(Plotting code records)
● ● ● ● ● ● ●

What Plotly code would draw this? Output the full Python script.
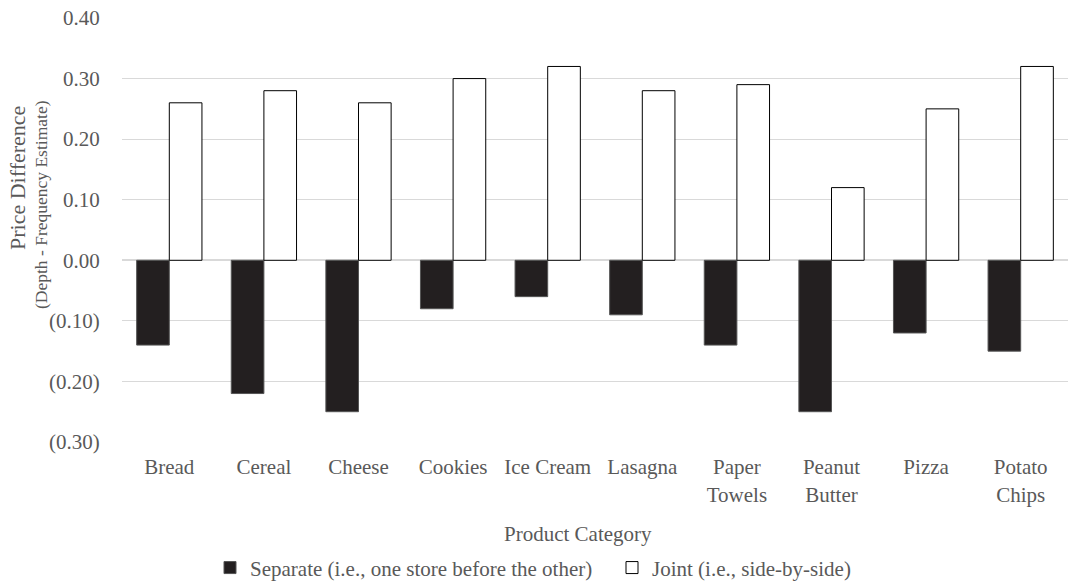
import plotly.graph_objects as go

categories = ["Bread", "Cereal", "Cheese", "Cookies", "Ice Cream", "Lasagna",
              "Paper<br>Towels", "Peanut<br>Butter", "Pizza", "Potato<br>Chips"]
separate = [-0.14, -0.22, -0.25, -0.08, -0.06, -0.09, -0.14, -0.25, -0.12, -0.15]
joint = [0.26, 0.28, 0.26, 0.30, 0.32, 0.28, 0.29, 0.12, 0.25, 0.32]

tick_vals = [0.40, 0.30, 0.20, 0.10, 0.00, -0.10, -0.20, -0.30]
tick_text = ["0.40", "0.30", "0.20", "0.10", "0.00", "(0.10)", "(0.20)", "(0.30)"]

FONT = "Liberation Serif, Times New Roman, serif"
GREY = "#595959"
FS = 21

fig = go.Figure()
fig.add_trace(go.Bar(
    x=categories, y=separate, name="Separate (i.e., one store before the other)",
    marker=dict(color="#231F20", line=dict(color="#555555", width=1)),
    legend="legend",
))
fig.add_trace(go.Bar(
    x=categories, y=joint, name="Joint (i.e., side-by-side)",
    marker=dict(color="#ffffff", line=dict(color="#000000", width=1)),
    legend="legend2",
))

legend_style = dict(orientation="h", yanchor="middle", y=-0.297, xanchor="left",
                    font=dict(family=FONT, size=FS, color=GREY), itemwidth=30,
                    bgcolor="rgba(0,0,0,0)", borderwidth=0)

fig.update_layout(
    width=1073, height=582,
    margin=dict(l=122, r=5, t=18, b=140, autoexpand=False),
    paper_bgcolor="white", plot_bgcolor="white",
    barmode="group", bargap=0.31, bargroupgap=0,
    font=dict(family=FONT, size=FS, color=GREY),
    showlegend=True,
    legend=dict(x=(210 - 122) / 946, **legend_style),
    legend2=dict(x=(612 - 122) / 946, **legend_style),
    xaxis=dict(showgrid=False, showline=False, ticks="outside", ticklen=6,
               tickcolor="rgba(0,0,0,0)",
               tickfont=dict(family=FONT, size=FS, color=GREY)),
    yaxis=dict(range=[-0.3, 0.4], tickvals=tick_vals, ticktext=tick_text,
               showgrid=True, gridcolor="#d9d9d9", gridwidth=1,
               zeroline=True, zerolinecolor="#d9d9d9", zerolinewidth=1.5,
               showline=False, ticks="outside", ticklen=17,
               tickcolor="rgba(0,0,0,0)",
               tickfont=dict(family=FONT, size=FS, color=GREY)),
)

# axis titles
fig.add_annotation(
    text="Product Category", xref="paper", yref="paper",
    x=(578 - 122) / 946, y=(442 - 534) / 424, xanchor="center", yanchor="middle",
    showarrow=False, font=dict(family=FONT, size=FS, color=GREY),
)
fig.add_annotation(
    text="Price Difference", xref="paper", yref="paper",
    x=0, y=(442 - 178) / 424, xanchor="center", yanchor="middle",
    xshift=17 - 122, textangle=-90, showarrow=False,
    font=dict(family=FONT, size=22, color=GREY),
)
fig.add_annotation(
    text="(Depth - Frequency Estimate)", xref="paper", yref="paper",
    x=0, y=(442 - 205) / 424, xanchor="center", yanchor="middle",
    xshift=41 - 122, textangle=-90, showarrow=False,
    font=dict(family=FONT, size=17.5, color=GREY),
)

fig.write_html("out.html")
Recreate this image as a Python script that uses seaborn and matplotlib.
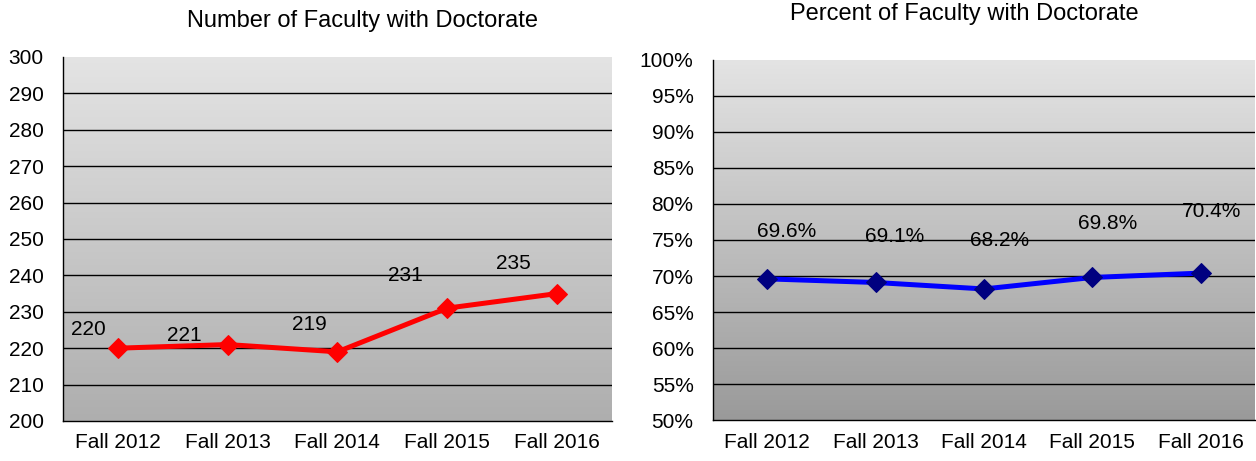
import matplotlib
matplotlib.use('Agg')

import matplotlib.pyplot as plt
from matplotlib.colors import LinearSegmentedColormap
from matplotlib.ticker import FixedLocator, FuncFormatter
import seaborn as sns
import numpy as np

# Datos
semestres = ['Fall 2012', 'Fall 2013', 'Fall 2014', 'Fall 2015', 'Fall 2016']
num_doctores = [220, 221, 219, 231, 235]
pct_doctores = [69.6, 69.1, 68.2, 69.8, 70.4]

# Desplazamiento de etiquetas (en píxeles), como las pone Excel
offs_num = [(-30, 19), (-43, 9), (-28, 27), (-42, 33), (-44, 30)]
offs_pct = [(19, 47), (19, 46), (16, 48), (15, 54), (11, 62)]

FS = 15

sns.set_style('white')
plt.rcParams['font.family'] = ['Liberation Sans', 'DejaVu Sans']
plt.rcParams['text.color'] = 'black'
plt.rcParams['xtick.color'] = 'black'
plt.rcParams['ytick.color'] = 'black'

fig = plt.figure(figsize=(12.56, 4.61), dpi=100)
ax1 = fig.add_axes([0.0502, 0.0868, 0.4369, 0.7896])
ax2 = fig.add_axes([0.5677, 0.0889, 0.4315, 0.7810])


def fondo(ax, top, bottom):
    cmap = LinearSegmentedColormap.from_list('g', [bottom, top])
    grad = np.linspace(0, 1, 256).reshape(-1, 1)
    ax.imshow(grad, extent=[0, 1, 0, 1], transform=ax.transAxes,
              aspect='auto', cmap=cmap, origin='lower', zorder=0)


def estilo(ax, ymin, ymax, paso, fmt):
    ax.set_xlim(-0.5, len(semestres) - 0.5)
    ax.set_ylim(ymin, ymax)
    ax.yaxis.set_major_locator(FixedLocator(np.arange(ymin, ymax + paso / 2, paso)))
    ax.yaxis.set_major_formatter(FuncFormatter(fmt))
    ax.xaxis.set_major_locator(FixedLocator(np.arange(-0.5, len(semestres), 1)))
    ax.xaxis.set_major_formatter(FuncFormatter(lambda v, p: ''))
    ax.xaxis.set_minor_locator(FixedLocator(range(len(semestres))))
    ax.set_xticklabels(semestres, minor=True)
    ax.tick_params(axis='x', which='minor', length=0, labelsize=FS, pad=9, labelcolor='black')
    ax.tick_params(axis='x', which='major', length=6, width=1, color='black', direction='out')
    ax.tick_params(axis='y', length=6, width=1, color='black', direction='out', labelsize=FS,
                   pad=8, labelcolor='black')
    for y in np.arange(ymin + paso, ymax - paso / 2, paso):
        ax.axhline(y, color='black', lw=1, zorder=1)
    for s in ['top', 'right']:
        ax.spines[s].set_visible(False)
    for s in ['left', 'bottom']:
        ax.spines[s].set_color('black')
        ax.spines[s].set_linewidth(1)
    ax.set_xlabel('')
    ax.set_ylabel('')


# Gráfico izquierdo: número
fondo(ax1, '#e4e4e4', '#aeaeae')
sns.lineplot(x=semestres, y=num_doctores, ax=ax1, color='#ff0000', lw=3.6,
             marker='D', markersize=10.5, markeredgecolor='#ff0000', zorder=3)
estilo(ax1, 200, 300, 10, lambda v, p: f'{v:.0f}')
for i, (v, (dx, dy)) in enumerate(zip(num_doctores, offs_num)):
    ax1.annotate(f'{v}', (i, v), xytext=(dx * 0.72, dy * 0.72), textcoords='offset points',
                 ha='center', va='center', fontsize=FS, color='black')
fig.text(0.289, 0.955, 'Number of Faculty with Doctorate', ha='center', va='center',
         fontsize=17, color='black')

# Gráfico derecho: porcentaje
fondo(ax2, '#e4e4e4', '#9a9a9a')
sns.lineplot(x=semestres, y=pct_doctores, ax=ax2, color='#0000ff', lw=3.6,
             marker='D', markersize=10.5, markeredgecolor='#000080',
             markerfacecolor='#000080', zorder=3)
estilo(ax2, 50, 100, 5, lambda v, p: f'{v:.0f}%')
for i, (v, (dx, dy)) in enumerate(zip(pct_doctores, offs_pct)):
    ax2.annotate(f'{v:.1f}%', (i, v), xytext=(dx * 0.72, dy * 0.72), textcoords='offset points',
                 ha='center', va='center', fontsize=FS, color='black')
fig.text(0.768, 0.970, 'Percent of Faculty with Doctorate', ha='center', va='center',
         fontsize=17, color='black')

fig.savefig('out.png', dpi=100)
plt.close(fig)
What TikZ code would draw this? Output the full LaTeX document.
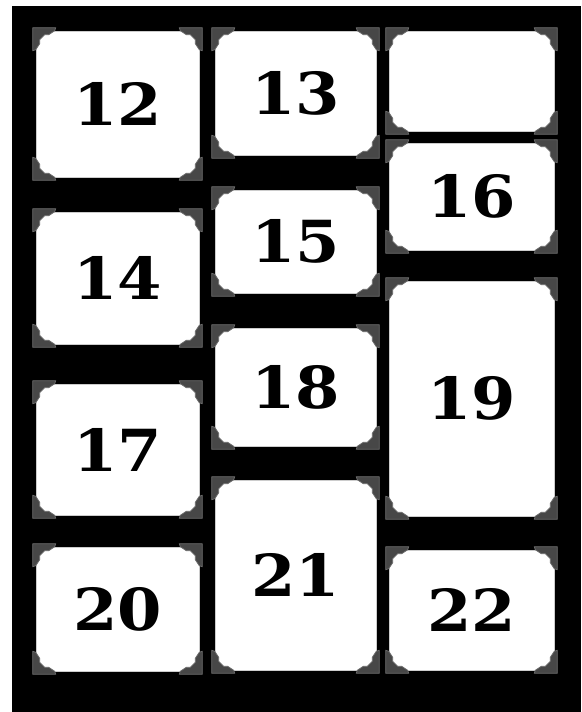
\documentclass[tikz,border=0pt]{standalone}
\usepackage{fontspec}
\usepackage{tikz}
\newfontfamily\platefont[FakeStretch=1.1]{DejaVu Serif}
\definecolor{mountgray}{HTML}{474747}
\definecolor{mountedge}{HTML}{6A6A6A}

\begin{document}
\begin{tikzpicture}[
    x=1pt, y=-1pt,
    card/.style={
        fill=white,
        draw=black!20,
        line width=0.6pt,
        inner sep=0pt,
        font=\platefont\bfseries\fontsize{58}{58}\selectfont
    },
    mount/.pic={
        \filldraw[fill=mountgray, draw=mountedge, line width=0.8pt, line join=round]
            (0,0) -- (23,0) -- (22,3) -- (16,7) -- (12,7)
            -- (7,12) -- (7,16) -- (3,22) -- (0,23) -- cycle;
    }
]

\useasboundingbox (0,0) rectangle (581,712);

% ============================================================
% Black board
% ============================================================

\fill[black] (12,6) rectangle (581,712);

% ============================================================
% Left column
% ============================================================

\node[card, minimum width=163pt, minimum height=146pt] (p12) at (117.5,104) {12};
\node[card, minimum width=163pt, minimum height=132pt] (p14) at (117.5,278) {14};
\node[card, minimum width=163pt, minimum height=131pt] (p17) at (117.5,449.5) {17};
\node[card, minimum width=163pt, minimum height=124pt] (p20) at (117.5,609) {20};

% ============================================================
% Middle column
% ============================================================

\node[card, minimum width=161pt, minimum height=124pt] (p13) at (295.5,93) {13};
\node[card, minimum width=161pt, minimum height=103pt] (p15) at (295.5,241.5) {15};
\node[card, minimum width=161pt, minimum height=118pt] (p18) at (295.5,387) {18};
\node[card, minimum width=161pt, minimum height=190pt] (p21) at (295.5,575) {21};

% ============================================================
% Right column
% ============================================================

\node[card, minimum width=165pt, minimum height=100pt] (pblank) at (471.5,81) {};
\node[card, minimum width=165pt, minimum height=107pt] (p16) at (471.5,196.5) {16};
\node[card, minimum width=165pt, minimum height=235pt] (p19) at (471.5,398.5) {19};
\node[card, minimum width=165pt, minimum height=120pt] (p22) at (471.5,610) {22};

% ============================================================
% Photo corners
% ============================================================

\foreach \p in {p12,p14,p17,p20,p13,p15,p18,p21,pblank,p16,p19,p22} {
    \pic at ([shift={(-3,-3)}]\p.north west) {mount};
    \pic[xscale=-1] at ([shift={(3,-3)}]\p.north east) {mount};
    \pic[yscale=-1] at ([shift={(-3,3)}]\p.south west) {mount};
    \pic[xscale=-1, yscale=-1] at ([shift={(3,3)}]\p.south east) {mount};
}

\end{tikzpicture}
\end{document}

● ● ● ● ● ● ●

__WORK TO COMPLETE__
Copy all lines from the material that hold "script".

__RESULT OF THE TASK__
What Plotly code would draw this? Output the full Python script.
Recreate this image as a Python script that uses seaborn and matplotlib.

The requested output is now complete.